While listening for some of the 130 different bird species in the park, the hike will explore Cathedral Gorge, a cavern-like formation into which, at certain times, a waterfall spills, creating a small pool in the sand. You may also trek into Echidna Chasm, where the rounded rock walls lean in until you can touch both sides.
If you want a genuine Aussie experience, then a stay at El Questro is a must-do.
The staff there are outback people, which means they’re equipped with a cheeky sense of humor, a can-do attitude and an enviable ease of just being themselves. Get in the mood by watching the boab trees out the window on the hosted drive there; your driver will pass the mesa-like Cockburn Range before revving the 4WD through a stream and pulling into the wilderness retreat’s expansive grounds.

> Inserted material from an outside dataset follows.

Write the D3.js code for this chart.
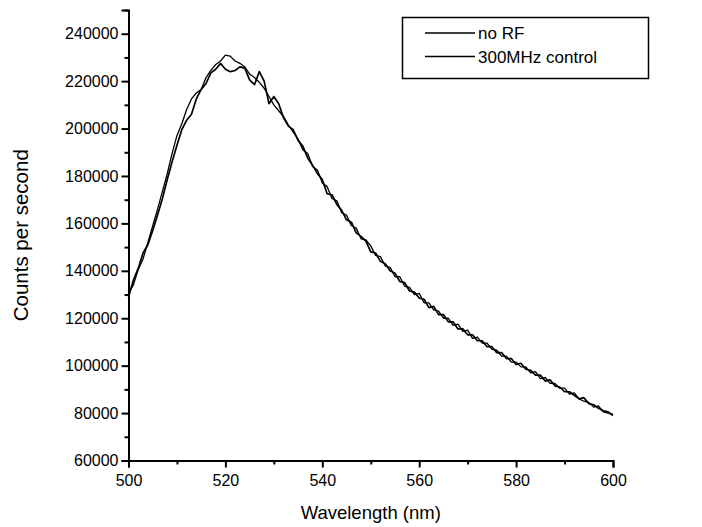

Stay in the elegant, colonial-feel Homestead (home to just 18 guests) or its modern, cliff-side retreats. Each overlooks Chamberlain Gorge, a waterway hemmed by sheer, ocher cliffs that glow at sunset.
Guided gorge walks and excursions focusing on the property’s beguiling nature are all part of the experience, as is an exclusive afternoon soak in the Zebedee thermal springs, naturally heated pools rimmed by an ancient species of palm. High-end meals are included in the price of your stay.
Imagine Sydney Harbour, then multiply it by 18. That’s how much water fits in Lake Argyle, at full supply. The enormous expanse of fresh water is a result of man-engineered inundation, carried out in the 1970s to secure irrigation supplies for the region’s agricultural crops.
Visiting the impressive dam wall is one thing, but perhaps more engaging is the sight of the lake. Rugged, rusty red ranges and mountain peaks have been transformed into 70 islands, while the water is spirit-level flat. Thirty thousand fresh water crocodiles call the aquatic environment home.
Found 46 miles south of Kununurra, the best way to experience it is to join a three-hour river cruise as it wends its way there, including refreshments. Then spend a couple of nights in a self-contained lake-view villa at Lake Argyle Resort and Caravan Park.
The resort’s dreamy infinity pool, which enjoys the same outlook, is the subject of thousands of photographs.